LOS ANGELES (AP) — A Pacific storm that brought fears of dangerous mudslides and a rare blizzard warning in the Sierra Nevada was less fierce than expected but hundreds of homes in fire-scarred California areas…
LOS ANGELES (AP) — A Pacific storm that brought fears of dangerous mudslides and a rare blizzard warning in the Sierra Nevada was less fierce than expected but hundreds of homes in fire-scarred California areas remained under evacuation orders as more rain was expected.
“Please heed disaster messages and prepare to leave immediately,” officials in Ventura County northwest of Los Angeles warned residents. “We don’t want anyone in harm’s way.”
By nightfall, there were few signs of damage, but evacuations remained in effect for more than a half dozen areas of Ventura and Los Angeles counties affected by last year’s Woolsey Fire. The blaze that broke out in November destroyed more than 1,500 homes and other buildings from Ventura County to Malibu and killed four people.
All schools in Malibu were closed Tuesday.
In the gated community of Bell Canyon in Ventura County, Paul Manion was busy filling sandbags in case denuded hillsides sent debris sweeping down.
“It’s something we have to do. I mean, if the water comes, it comes,” Manion told KABC-TV. “Everything around our house burned. All the houses around our house burned. But it’s the hillsides that we’re worried about.”
Several thousand people heeded a mandatory evacuation order in Santa Barbara County on the Central Coast, where last year a sudden debris flow swept through Montecito, killing 23 people and destroying 100 homes.
Daphne Moore was among the evacuees.
“It’s a complete drag but it’s better than dying in a mud debris flow,” she told KNBC-TV.
However, the rain that fell Tuesday wasn’t heavy enough to cause disaster and the county lifted the orders as of 6 p.m.
More rain was expected Wednesday but not enough to be a serious threat, officials said.

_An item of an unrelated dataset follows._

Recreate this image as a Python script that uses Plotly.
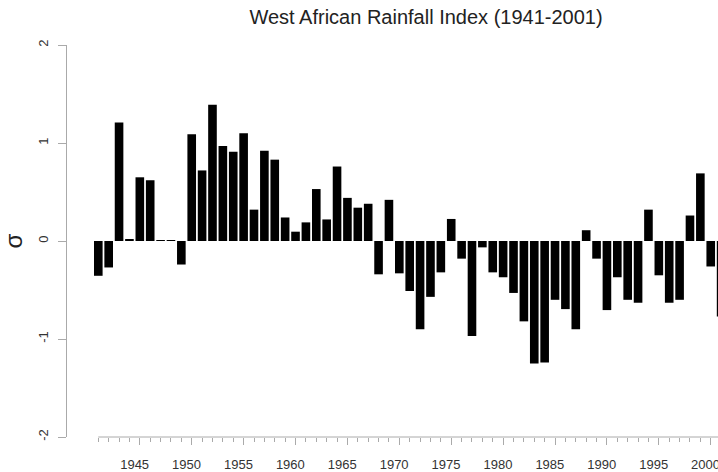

An evacuation warning was scheduled to take effect Tuesday night and continue into Thursday morning in Butte County, site of the deadliest and most destructive wildfire in US history.
The Camp Fire destroyed nearly 15,000 structures and killed 86 people in November.
The evacuation warning is for the community of Pulga, a canyon community near the town of Paradise, which was virtually incinerated by the blaze.
Meanwhile, a blizzard warning for much of the Sierra Nevada and Lake Tahoe was set to go into effect Wednesday night, with meteorologists predicting as much of 5 feet (1.5 meters) of snow in upper elevations.
Dangerous and potentially life-threatening blizzard conditions were expected at elevations above 7,000 feet (2,133 meters), with high avalanche danger throughout the region.
Weather forecasters have predicted a series of storms that could keep bringing rain and snow through the middle of the week.
The first in the series of storms dumped an inch of rain in Los Angeles and snow in the mountains Monday. Rain closed the Knott’s Berry Farm and Six Flags Magic Mountain amusement parks.
In San Diego County, a 20-foot-long (6-meter-long), 20-foot-deep sinkhole developed on an Interstate 805 off-ramp near Serra Mesa.
A mudslide closed a 4.4-mile (7-kilometer) section of Pacific Coast Highway just north of Malibu on Monday for several hours.
In Encino, in the San Fernando Valley of Los Angeles, a 250-foot-long (76-meter) debris flow from a hillside pushed a guest house off its foundation. No one was hurt.
Ice and blowing snow also shut down a major route connecting Los Angeles with San Francisco. Dozens of cars and trucks were stranded for hours before the Grapevine, a high pass on Interstate 5, reopened after nightfall.